Krishnamurti
Il appréciait utiliser un foisonnement de mots et de monologues pour nous exhorter à cesser nos conversations superficielles et à nous connecter véritablement avec autrui.
Cependant, il excellait dans cette démarche.
Je me rappelle particulièrement d'une compilation de textes où, dans l'un d'eux, il soulignait que ce dont nous avions besoin n'était pas tant la concentration que l'attention. Puis, dans le suivant, il avançait que ce n'était pas l'attention, mais une observation dénuée de tout sujet. Plus tard encore, il précisait que ce n'était pas une simple observation, mais plutôt une concentration totale et pure sur l'univers.
Il utilisait les mots comme des pinceaux, démontrant leur caractère relatif et leur imperfection pour décrire ce que nous percevons.
Tout ce qu'il écrivait après la dissolution du temple débutait par une description minutieuse de l'environnement, de la personne, du contexte.
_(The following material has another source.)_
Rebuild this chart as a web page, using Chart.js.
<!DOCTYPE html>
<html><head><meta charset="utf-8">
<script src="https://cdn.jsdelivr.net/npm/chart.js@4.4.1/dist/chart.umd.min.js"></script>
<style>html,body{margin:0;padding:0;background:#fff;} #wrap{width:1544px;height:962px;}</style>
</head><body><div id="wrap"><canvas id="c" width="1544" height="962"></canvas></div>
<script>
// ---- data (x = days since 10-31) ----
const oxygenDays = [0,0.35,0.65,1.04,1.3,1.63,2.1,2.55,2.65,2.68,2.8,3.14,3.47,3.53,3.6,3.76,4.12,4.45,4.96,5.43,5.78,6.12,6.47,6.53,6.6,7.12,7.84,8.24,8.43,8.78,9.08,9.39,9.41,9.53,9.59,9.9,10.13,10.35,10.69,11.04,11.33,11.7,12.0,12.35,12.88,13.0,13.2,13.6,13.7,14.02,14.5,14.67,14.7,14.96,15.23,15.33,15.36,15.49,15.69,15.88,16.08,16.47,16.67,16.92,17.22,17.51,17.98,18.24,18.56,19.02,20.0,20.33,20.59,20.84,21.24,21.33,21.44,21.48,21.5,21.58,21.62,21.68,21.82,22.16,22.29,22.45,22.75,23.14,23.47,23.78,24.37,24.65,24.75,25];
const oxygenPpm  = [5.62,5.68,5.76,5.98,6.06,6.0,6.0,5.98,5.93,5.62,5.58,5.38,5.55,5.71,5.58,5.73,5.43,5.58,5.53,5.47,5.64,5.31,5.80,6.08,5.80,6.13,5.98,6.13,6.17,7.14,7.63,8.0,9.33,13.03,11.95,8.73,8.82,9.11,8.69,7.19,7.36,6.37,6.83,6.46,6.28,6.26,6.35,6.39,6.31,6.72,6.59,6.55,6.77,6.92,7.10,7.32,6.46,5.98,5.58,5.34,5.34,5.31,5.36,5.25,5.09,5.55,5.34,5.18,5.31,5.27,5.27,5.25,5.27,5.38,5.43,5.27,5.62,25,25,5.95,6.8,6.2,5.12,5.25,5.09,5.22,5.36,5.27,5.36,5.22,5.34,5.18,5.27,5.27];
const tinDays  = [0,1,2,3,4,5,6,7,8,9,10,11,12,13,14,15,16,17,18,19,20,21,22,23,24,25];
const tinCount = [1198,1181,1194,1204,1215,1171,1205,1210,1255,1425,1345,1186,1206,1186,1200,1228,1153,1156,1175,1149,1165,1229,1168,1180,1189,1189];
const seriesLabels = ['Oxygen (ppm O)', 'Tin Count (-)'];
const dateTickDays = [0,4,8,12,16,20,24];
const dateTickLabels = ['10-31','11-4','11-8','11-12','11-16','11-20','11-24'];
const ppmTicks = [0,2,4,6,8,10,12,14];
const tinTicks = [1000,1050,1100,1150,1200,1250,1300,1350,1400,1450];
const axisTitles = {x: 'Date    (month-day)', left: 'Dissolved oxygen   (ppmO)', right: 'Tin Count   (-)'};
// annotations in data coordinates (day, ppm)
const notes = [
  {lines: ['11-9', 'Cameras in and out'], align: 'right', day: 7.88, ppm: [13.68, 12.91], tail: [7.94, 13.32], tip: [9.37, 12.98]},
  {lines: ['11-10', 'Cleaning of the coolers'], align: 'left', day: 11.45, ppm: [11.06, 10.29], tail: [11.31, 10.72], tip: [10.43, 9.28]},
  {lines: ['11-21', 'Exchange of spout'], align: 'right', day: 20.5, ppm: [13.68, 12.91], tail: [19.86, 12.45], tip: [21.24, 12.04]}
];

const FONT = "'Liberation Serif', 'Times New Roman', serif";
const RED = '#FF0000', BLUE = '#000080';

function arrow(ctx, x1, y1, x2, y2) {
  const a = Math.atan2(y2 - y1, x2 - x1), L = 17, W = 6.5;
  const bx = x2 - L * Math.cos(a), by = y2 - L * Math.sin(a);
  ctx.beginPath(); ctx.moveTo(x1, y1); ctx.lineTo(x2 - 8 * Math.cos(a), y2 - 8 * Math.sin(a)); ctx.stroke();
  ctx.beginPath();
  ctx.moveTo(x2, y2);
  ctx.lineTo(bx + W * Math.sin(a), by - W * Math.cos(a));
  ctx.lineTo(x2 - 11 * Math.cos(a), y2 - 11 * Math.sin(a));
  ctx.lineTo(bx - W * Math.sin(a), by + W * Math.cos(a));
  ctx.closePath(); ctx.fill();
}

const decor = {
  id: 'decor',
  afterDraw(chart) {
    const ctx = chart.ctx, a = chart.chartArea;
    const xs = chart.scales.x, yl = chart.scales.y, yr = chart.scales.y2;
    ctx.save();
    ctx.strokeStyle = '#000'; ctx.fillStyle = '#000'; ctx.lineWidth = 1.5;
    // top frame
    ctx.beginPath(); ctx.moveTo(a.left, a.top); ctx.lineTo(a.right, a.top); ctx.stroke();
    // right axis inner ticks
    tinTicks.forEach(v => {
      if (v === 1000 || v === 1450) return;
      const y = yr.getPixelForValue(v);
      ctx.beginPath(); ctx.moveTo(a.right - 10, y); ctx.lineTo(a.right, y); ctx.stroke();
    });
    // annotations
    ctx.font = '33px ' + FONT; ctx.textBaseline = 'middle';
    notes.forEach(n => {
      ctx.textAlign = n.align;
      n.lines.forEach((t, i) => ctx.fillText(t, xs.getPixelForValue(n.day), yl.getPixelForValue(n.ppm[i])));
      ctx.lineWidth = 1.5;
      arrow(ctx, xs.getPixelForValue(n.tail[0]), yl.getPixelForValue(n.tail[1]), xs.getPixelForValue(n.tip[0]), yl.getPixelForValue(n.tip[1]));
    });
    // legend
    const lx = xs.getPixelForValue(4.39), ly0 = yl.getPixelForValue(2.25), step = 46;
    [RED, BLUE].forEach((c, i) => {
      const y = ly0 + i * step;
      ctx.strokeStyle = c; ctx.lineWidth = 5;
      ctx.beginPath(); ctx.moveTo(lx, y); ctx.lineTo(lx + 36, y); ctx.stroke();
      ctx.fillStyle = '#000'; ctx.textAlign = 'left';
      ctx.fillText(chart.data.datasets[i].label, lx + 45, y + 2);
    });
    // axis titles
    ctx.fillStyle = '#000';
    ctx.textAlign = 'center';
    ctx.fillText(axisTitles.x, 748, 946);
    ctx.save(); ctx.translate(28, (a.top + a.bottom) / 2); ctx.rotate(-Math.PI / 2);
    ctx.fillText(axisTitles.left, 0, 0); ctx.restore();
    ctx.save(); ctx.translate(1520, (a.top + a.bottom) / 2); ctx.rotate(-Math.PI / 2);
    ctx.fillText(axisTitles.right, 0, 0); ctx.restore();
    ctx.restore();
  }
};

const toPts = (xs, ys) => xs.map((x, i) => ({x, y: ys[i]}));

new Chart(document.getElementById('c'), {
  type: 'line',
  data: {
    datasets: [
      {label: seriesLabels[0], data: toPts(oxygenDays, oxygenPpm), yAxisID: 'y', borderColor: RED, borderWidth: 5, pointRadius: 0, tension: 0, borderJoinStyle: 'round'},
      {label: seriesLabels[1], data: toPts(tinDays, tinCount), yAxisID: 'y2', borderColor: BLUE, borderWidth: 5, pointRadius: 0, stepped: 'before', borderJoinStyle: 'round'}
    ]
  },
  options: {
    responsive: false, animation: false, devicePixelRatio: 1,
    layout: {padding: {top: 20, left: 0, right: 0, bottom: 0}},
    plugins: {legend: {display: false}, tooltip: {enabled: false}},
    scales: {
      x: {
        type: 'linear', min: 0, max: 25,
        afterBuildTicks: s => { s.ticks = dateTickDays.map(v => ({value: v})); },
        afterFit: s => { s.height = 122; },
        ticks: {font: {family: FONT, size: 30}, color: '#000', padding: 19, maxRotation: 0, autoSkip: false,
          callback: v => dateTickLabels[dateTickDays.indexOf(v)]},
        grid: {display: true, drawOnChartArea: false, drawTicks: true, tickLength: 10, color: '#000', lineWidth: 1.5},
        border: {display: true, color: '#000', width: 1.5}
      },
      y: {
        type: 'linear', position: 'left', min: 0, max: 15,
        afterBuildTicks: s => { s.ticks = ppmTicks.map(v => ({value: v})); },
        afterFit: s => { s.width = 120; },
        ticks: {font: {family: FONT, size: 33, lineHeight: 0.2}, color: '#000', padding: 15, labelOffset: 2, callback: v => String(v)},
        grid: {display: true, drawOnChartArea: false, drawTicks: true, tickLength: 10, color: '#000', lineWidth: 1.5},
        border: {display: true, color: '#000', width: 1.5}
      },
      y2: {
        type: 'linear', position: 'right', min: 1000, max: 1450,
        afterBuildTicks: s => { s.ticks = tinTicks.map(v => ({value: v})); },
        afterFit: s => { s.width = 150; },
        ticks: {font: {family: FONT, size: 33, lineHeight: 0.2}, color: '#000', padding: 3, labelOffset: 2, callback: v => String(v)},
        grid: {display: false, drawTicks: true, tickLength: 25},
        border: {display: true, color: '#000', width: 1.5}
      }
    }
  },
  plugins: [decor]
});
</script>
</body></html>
Son amour pour l'observation nous conduisait à nous interroger sur la possibilité que la rigidité intellectuelle, sur laquelle reposait notre savoir, ne soit qu'une projection.
J'ai véritablement saisi ce que Freud voulait exprimer en affirmant que tout était projection en comprenant ce que Krishnamurti nous mettait en lumière.
Nous ne contemplons pas un arbre tel qu'il est, mais l'idée que nous en avons dans notre esprit, que nous projetons sur l'arbre pour l'évaluer. À ce moment, nous vivons un faux sentiment de sérénité, admirant l'arbre comme s'il était le vrai.
Comme le soulignait Nietzsche, la moralité ne découle pas d'une source divine unique ; elle est plutôt une relativité morale en fonction de nos jugements esthétiques.
Peut-être que Krishnamurti aurait répondu en indiquant que pour percevoir la véritable beauté universelle, il faut justement cesser cette projection et regarder au-delà du bien et du mal.